The chest film of a patient with pleural TB, one form of extrapulmonary TB. Patients with pleural tuberculosis have negative sputum and, for this reason, it is thought that  they are not contagious. (We diagnosed this case after examining the pleural fluid: It was exudative with a lymphocyte predominance)


      The day before we were planning to discharge the patient in Room 25, our attending jokingly grabbed his guitar and pretend to play, while he and the other patient laughed. It was a wonderful moment, one I will remember, long after I have left Lambarene.
      I’m always a little sad to see them go; it is like I am saying goodbye to a classmate. I am also scared for them.   My fears are not unfounded. A public health Schweitzer fellow, Meredith Collins, completed a study about tuberculosis during her rotation here. She found that in 2008, 43.5% of tuberculosis patients were lost to follow up.
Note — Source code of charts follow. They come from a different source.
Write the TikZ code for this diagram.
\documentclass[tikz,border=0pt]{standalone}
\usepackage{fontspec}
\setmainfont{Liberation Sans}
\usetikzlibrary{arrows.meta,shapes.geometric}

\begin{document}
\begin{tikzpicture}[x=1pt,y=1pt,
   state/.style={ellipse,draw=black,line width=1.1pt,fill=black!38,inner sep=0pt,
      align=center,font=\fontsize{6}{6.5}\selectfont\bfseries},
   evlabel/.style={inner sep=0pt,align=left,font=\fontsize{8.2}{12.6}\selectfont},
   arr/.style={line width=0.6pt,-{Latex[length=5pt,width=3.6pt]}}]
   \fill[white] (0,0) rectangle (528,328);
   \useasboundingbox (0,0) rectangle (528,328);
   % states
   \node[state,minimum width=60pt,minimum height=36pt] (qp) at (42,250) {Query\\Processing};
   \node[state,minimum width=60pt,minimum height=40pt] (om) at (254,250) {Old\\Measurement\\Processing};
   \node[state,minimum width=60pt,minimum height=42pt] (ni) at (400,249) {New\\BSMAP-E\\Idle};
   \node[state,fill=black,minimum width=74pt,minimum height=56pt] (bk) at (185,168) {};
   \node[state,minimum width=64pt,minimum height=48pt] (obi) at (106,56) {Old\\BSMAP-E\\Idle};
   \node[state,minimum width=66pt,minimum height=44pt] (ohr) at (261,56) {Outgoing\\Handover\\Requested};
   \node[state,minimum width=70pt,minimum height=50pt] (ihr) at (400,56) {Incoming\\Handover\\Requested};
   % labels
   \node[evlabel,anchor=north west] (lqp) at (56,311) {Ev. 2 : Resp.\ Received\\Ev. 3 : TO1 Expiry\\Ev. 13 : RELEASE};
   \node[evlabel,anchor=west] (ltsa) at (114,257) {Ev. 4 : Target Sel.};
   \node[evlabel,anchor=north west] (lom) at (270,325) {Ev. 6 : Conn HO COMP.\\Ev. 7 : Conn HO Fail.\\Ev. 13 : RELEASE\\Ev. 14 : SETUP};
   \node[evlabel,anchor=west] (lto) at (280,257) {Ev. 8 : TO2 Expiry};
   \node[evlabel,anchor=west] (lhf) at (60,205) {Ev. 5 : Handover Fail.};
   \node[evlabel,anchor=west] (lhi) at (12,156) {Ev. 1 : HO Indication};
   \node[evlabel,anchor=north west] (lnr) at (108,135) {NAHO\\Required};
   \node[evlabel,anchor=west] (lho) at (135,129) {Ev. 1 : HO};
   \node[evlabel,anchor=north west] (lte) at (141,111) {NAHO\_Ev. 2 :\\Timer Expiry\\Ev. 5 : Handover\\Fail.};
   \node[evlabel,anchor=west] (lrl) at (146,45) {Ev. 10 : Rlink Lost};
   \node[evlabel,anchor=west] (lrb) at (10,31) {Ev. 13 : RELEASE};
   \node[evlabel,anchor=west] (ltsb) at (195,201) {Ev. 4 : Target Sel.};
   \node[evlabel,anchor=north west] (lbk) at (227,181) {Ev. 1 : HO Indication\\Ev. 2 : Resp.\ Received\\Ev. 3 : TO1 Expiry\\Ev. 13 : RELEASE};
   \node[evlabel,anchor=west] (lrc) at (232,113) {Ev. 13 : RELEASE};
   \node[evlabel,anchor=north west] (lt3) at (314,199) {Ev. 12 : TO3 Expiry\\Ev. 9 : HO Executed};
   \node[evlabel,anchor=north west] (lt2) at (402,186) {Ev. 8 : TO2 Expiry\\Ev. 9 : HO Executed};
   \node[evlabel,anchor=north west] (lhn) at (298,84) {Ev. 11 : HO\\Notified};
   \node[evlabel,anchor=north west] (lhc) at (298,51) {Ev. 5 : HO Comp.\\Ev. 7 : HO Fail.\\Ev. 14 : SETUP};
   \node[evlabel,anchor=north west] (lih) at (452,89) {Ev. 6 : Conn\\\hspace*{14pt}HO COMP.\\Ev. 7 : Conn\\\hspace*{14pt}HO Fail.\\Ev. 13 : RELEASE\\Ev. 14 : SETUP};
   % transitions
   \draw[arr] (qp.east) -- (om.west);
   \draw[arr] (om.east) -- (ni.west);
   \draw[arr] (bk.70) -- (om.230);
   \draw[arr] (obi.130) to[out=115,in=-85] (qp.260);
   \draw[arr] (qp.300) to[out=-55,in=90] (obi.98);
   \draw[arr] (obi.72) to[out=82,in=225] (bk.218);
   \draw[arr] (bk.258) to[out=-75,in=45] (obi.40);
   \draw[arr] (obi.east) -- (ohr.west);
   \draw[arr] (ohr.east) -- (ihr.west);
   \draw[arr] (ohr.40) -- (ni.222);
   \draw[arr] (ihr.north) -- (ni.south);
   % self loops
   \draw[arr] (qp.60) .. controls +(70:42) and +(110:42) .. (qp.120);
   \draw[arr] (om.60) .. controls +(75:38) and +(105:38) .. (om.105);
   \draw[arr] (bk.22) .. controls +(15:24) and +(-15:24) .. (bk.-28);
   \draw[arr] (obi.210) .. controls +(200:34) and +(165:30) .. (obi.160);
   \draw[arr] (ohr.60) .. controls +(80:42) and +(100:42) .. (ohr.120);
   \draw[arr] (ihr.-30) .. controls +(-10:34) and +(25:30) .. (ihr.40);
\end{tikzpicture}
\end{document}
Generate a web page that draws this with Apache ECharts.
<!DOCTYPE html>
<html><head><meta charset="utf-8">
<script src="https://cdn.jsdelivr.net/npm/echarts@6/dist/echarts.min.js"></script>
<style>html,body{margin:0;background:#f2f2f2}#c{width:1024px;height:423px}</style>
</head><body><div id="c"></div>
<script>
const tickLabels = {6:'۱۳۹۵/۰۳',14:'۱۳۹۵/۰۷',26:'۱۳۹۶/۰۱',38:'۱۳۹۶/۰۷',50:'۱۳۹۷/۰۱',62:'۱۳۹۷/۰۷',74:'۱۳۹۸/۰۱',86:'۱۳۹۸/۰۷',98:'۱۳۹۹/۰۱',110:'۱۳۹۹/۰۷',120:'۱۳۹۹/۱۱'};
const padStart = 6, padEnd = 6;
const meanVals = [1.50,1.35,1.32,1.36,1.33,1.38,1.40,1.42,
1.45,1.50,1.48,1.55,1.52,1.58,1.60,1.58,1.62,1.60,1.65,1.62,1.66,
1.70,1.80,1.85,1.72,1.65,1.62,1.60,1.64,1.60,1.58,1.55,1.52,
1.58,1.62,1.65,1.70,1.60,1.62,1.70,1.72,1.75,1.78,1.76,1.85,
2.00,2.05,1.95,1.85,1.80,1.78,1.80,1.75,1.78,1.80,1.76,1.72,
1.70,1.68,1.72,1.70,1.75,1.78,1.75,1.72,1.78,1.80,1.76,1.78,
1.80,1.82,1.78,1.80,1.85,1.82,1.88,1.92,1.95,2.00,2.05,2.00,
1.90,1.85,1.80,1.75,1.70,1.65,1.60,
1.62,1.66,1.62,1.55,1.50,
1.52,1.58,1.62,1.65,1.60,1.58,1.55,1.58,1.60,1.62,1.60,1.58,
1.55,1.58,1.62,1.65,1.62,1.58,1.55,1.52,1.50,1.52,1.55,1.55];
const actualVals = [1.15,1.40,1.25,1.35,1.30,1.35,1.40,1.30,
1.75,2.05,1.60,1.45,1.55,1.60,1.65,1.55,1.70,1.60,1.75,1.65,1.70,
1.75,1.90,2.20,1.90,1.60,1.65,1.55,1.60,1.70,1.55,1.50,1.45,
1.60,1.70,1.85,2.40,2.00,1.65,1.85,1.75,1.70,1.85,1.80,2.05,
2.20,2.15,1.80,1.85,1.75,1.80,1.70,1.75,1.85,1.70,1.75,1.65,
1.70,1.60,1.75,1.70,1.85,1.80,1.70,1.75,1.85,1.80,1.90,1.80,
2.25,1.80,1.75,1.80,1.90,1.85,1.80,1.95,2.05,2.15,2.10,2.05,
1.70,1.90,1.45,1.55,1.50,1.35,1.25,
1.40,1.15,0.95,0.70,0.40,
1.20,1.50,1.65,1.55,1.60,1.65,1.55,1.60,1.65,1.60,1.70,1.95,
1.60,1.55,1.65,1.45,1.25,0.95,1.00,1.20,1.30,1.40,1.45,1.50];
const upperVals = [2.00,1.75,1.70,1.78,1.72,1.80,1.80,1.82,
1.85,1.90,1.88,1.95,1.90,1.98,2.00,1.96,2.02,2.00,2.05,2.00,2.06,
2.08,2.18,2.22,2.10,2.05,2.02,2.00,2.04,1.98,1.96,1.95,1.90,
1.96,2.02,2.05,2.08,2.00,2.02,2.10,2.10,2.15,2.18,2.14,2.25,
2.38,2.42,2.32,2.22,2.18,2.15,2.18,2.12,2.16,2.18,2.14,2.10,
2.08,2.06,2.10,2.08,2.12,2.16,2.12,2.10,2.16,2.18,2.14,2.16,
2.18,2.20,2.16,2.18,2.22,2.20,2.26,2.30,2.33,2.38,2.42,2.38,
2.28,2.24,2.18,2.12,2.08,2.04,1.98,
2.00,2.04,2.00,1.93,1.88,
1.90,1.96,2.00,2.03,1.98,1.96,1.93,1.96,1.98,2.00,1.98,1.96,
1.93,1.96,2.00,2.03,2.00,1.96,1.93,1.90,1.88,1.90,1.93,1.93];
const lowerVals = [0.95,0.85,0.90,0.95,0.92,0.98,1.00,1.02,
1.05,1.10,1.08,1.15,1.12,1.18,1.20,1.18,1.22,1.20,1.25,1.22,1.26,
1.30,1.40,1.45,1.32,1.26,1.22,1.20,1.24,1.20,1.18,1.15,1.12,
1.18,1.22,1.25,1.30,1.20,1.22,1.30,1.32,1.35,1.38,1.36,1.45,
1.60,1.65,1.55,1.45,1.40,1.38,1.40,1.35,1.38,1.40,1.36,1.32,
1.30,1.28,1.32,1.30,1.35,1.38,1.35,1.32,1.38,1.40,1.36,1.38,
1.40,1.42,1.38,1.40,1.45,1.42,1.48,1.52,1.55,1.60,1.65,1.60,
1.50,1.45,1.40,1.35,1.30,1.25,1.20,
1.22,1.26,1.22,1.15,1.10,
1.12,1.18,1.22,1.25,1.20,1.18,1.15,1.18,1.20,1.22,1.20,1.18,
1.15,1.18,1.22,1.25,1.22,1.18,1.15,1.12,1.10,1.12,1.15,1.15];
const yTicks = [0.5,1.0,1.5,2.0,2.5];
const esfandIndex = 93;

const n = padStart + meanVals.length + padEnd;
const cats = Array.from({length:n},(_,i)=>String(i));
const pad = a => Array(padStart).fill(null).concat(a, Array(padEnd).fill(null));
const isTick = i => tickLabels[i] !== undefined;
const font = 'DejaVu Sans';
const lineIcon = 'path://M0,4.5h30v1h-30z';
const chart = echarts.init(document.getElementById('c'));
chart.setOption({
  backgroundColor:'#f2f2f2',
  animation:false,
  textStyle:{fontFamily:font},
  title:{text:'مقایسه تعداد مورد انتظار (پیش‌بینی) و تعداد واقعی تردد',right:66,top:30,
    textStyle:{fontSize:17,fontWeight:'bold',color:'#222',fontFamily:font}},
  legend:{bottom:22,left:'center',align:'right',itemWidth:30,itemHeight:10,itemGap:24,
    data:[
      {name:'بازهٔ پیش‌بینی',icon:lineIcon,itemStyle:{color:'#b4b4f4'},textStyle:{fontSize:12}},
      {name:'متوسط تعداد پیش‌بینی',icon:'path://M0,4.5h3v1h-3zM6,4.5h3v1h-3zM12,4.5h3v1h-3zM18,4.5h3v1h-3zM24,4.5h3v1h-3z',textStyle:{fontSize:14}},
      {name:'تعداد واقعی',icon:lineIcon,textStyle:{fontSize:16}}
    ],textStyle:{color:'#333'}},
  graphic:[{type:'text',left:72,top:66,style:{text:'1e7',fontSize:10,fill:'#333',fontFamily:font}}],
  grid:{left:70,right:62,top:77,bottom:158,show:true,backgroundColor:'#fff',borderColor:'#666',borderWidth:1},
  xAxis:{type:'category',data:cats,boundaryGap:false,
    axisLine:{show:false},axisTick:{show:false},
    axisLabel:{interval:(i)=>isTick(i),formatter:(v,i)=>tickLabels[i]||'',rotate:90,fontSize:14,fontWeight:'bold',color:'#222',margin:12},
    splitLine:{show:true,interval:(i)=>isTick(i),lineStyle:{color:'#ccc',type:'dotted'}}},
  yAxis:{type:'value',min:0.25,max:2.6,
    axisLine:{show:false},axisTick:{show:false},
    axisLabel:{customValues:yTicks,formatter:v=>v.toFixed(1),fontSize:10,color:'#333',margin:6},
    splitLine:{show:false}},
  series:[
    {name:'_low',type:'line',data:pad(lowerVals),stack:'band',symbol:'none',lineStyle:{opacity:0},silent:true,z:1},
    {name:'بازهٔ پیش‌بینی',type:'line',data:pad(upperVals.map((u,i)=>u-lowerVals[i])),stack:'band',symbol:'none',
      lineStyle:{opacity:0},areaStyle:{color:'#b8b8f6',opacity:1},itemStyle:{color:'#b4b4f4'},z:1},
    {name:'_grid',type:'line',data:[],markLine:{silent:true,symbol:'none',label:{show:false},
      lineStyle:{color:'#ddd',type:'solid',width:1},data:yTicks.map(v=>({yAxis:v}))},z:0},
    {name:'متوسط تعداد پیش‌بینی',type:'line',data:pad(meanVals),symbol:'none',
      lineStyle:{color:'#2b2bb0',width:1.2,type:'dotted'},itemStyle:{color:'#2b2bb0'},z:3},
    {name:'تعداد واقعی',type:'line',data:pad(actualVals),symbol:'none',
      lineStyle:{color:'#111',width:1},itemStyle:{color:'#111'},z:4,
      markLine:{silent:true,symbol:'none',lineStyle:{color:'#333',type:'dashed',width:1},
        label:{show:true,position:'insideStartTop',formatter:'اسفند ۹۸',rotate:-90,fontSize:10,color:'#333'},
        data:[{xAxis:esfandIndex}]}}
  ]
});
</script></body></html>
It is a problem all over subsaharan Africa, but the numbers are alarming.
        When we discharge our patients, I always worry that their youth and the feeling of invincibility that come with it will cause them to forget their medications and miss appointments. I worry that the morning they wake up without a cough and able to play soccer without tiring, they will decide they don’t need to take the five pills. And most of all, I worry that they will come back, their lungs filled with bugs that we don’t have the medication to kill. In those moments, I feel so much older than them, the knowledge of all the risks of their infection aging me.
    I’m never sad for long. After our guitarist left, another young man replaced him, this one with a boombox and a seemingly endless collection of American music.  The sounds of Rihanna and Jay-Z filled the hallway for the next couple of weeks, and by the time we discharged him we had started to hum right along to it.